__GIVEN DATA__.
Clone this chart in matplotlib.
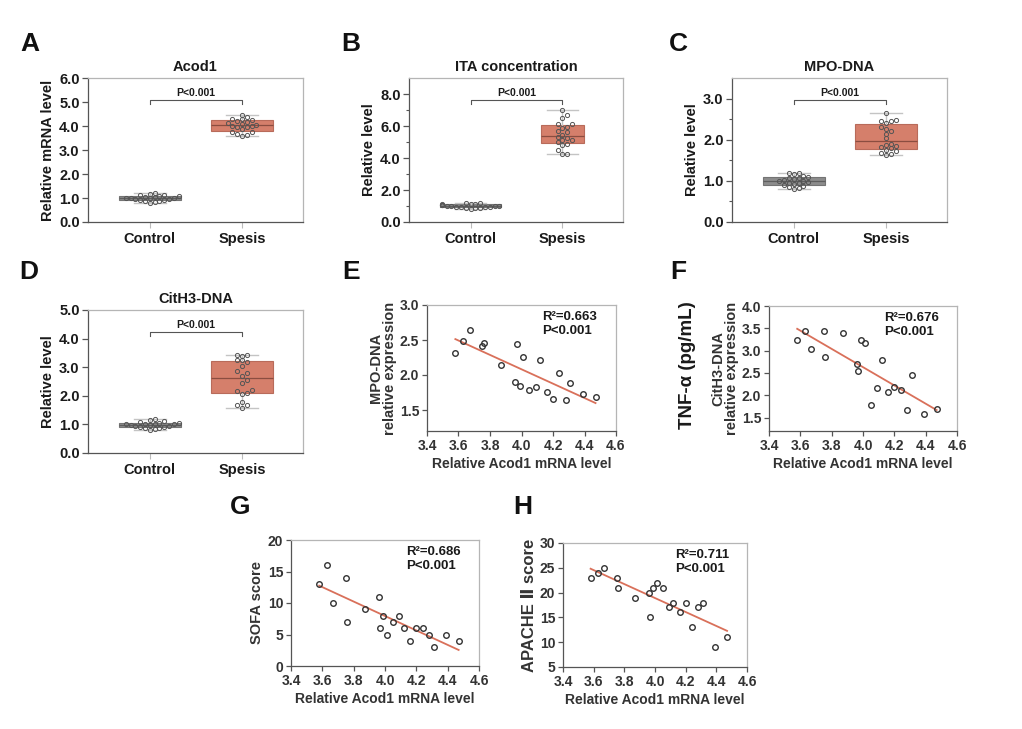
import numpy as np
import matplotlib
matplotlib.use("Agg")
import matplotlib.pyplot as plt

plt.rcParams['font.family'] = ['Liberation Sans', 'DejaVu Sans']
plt.rcParams['font.weight'] = 'bold'

# ---- data ----
categories = ['Control', 'Spesis']

# Acod1 mRNA level of the sepsis patients (also the x of panels E-H)
acod1_sepsis = [3.58, 3.63, 3.67, 3.75, 3.76, 3.87, 3.96, 3.97, 3.99, 4.01,
                4.05, 4.09, 4.12, 4.16, 4.20, 4.24, 4.28, 4.31, 4.39, 4.47]
mpo_sepsis = [2.31, 2.48, 2.64, 2.41, 2.46, 2.15, 1.90, 2.45, 1.85, 2.26,
              1.79, 1.83, 2.21, 1.76, 1.66, 2.03, 1.64, 1.88, 1.73, 1.68]
cith3_sepsis = [3.24, 3.43, 3.03, 3.43, 2.85, 3.40, 2.70, 2.55, 3.24, 3.17,
                1.79, 2.16, 2.80, 2.08, 2.19, 2.11, 1.67, 2.46, 1.59, 1.69]
sofa_score = [13, 16, 10, 14, 7, 9, 11, 6, 8, 5,
              7, 8, 6, 4, 6, 6, 5, 3, 5, 4]
apache_score = [23, 24, 25, 23, 21, 19, 20, 15, 21, 22,
                21, 17, 18, 16, 18, 13, 17, 18, 9, 11]
ita_sepsis = [4.25, 4.28, 4.50, 4.82, 4.90, 4.98, 5.10, 5.15, 5.28, 5.32,
              5.45, 5.60, 5.70, 5.90, 5.95, 6.10, 6.12, 6.53, 6.68, 7.02]

ctrl_acod1 = [0.80, 0.83, 0.86, 0.88, 0.91, 0.93, 0.95, 0.97, 0.98, 0.99,
              1.00, 1.01, 1.03, 1.05, 1.07, 1.09, 1.11, 1.14, 1.18, 1.22]
ctrl_ita = [0.82, 0.85, 0.88, 0.90, 0.92, 0.93, 0.95, 0.96, 0.98, 0.99,
            1.01, 1.02, 1.04, 1.06, 1.08, 1.10, 1.12, 1.14, 1.16, 1.19]
ctrl_mpo = [0.81, 0.82, 0.85, 0.88, 0.90, 0.92, 0.94, 0.96, 0.98, 1.00,
            1.00, 1.02, 1.04, 1.06, 1.08, 1.10, 1.13, 1.16, 1.18, 1.19]
ctrl_cith3 = [0.82, 0.85, 0.87, 0.89, 0.91, 0.92, 0.94, 0.96, 0.98, 0.99,
              1.00, 1.01, 1.02, 1.03, 1.04, 1.05, 1.07, 1.12, 1.17, 1.19]

r2_values = ['0.663', '0.676', '0.686', '0.711']
p_text = 'P<0.001'

TXT = '#1a1a1a'
GRAY_BOX = '#8c8c8c'
SALMON = '#d57f6b'
LINE_RED = '#d9705a'

W, H = 1022, 729
fig = plt.figure(figsize=(W / 100, H / 100), dpi=100)


def add_ax(left, top, right, bottom):
    return fig.add_axes([left / W, 1 - bottom / H, (right - left) / W, (bottom - top) / H])


def style_spines(ax):
    for s in ['top', 'right']:
        ax.spines[s].set_color('#b5b5b5')
    for s in ['left', 'bottom']:
        ax.spines[s].set_color('#555555')
    for s in ax.spines.values():
        s.set_linewidth(0.9)


def swarm(vals, ax, xlim, ylim, step_px=4.8, diam_px=4.4):
    # spread points sideways so they do not overlap (like a dot plot)
    bb = ax.get_position()
    wpx, hpx = bb.width * W, bb.height * H
    vals = np.asarray(vals, float)
    ypx = (vals - ylim[0]) / (ylim[1] - ylim[0]) * hpx
    placed = []
    out = np.zeros(len(vals))
    for i in np.argsort(vals):
        y = ypx[i]
        for k in [0, 1, -1, 2, -2, 3, -3, 4, -4, 5, -5, 6, -6]:
            x = k * step_px
            if all((x - px) ** 2 + (y - py) ** 2 >= diam_px ** 2 for px, py in placed):
                break
        placed.append((x, y))
        out[i] = x
    return out / wpx * (xlim[1] - xlim[0])


def box_stats(vals):
    v = np.asarray(vals, float)
    q1, med, q3 = np.percentile(v, [25, 50, 75], method='weibull')
    return dict(med=med, q1=q1, q3=q3, whislo=v.min(), whishi=v.max(), fliers=[])


def box_panel(ax, ctrl, seps, title, ylabel, ylim, yticks, minor=None, widths=(0.67, 0.67)):
    xlim = (-0.67, 1.66)
    ax.set_xlim(*xlim)
    ax.set_ylim(*ylim)
    colors = [GRAY_BOX, SALMON]
    edges = ['#747474', '#b86b5a']
    meds = ['#5e5e5e', '#8b4d40']
    for i, data in enumerate([ctrl, seps]):
        ax.bxp([box_stats(data)], positions=[i], widths=widths[i], capwidths=0.34,
               patch_artist=True, showfliers=False,
               boxprops=dict(facecolor=colors[i], edgecolor=edges[i], linewidth=0.8),
               whiskerprops=dict(color='#c4c4c4', linewidth=1.0),
               capprops=dict(color='#c4c4c4', linewidth=1.0),
               medianprops=dict(color=meds[i], linewidth=0.9))
        off = swarm(data, ax, xlim, ylim)
        ax.plot(i + off, data, 'o', ms=3.0, mfc='none', mec='#555555', mew=0.7, zorder=5)
    style_spines(ax)
    ax.set_xticks([0, 1])
    ax.set_xticklabels(categories, fontsize=10.5, fontweight='bold', color=TXT)
    ax.tick_params(axis='x', length=4, color='#bbbbbb', pad=3)
    ax.set_yticks(yticks)
    ax.set_yticklabels([f'{t:.1f}' for t in yticks], fontsize=10.5, fontweight='bold', color=TXT)
    ax.tick_params(axis='y', length=4, color='#555555', width=0.9, pad=2)
    if minor is not None:
        ax.set_yticks(minor, minor=True)
        ax.tick_params(axis='y', which='minor', length=2.5, color='#555555', width=0.8)
    ax.set_ylabel(ylabel, fontsize=10.5, fontweight='bold', color=TXT, labelpad=3)
    ax.set_title(title, fontsize=10.5, fontweight='bold', color=TXT, pad=5)
    # significance bracket
    tr = ax.get_xaxis_transform()
    ax.plot([0, 0, 1, 1], [0.82, 0.847, 0.847, 0.82], color='#555555', lw=0.8, transform=tr)
    ax.text(0.5, 0.895, p_text, transform=tr, ha='center', va='center',
            fontsize=7.5, fontweight='bold', color=TXT)


def scatter_panel(ax, x, y, ylabel, ylim, yticks, r2, fmt, lab_size=10.5, lab_pad=2):
    ax.set_xlim(3.4, 4.6)
    ax.set_ylim(*ylim)
    ax.plot(x, y, 'o', ms=4.0, mfc='none', mec='#333333', mew=1.0, zorder=5)
    k, b = np.polyfit(x, y, 1)
    xx = np.array([min(x), max(x)])
    ax.plot(xx, k * xx + b, color=LINE_RED, lw=1.3, zorder=4)
    style_spines(ax)
    xt = [3.4, 3.6, 3.8, 4.0, 4.2, 4.4, 4.6]
    ax.set_xticks(xt)
    ax.set_xticklabels([f'{t:.1f}' for t in xt], fontsize=10, fontweight='bold', color='#333333')
    ax.set_yticks(yticks)
    ax.set_yticklabels([fmt.format(t) for t in yticks], fontsize=10, fontweight='bold', color='#333333')
    ax.tick_params(length=3.5, color='#555555', width=0.9, pad=2)
    ax.set_xlabel('Relative Acod1 mRNA level', fontsize=10, fontweight='bold', color='#333333', labelpad=3)
    ax.set_ylabel(ylabel, fontsize=lab_size, fontweight='bold', color='#333333',
                  labelpad=lab_pad, linespacing=1.0)
    ax.text(0.61, 0.95, f'R\u00b2={r2}\n{p_text}', transform=ax.transAxes, ha='left', va='top',
            fontsize=9.5, fontweight='bold', color=TXT, linespacing=1.15)


axA = add_ax(88, 78, 303, 222)
box_panel(axA, ctrl_acod1, acod1_sepsis, 'Acod1', 'Relative mRNA level',
          (0, 6), [0, 1, 2, 3, 4, 5, 6])
axB = add_ax(409, 78, 623, 222)
box_panel(axB, ctrl_ita, ita_sepsis, 'ITA concentration', 'Relative level',
          (0, 9), [0, 2, 4, 6, 8], minor=[1, 3, 5, 7], widths=(0.67, 0.47))
axC = add_ax(732, 78, 947, 222)
box_panel(axC, ctrl_mpo, mpo_sepsis, 'MPO-DNA', 'Relative level',
          (0, 3.5), [0, 1, 2, 3], minor=[0.5, 1.5, 2.5])
axD = add_ax(88, 310, 303, 453)
box_panel(axD, ctrl_cith3, cith3_sepsis, 'CitH3-DNA', 'Relative level',
          (0, 5), [0, 1, 2, 3, 4, 5])

axE = add_ax(427, 305, 616, 431)
scatter_panel(axE, acod1_sepsis, mpo_sepsis, 'MPO-DNA\nrelative expression',
              (1.2, 3.0), [1.5, 2.0, 2.5, 3.0], r2_values[0], '{:.1f}')
axF = add_ax(769, 306, 957, 431)
scatter_panel(axF, acod1_sepsis, cith3_sepsis, 'CitH3-DNA\nrelative expression',
              (1.2, 4.0), [1.5, 2.0, 2.5, 3.0, 3.5, 4.0], r2_values[1], '{:.1f}')
axG = add_ax(291, 540, 479, 666)
scatter_panel(axG, acod1_sepsis, sofa_score, 'SOFA score',
              (0, 20), [0, 5, 10, 15, 20], r2_values[2], '{:.0f}', lab_size=10.5, lab_pad=3)
axH = add_ax(563, 543, 747, 667)
scatter_panel(axH, acod1_sepsis, apache_score, 'APACHE \u2161 score',
              (5, 30), [5, 10, 15, 20, 25, 30], r2_values[3], '{:.0f}', lab_size=12, lab_pad=2)

# stray axis title left over on panel F
fig.text(688 / W, 1 - 365 / H, 'TNF-\u03b1 (pg/mL)', rotation=90, ha='center', va='center',
         fontsize=13.5, fontweight='bold', color=TXT)

# panel letters
letters = ['A', 'B', 'C', 'D', 'E', 'F', 'G', 'H']
letter_pos = [(30, 44), (351, 44), (678, 44), (29, 272), (351, 272), (678, 272), (240, 507), (523, 507)]
for lt, (px, py) in zip(letters, letter_pos):
    fig.text(px / W, 1 - py / H, lt, ha='center', va='center', fontsize=19,
             fontweight='heavy', color='#111111')

fig.savefig('out.png', dpi=100)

__STATED EXERCISE__. Give again, exactly, the lines from the start of the data through the one holding "categories = ['Control', 'Spesis']"; omit the pictures.

__WRITTEN ANSWER__.
Clone this chart in matplotlib.
import numpy as np
import matplotlib
matplotlib.use("Agg")
import matplotlib.pyplot as plt

plt.rcParams['font.family'] = ['Liberation Sans', 'DejaVu Sans']
plt.rcParams['font.weight'] = 'bold'

# ---- data ----
categories = ['Control', 'Spesis']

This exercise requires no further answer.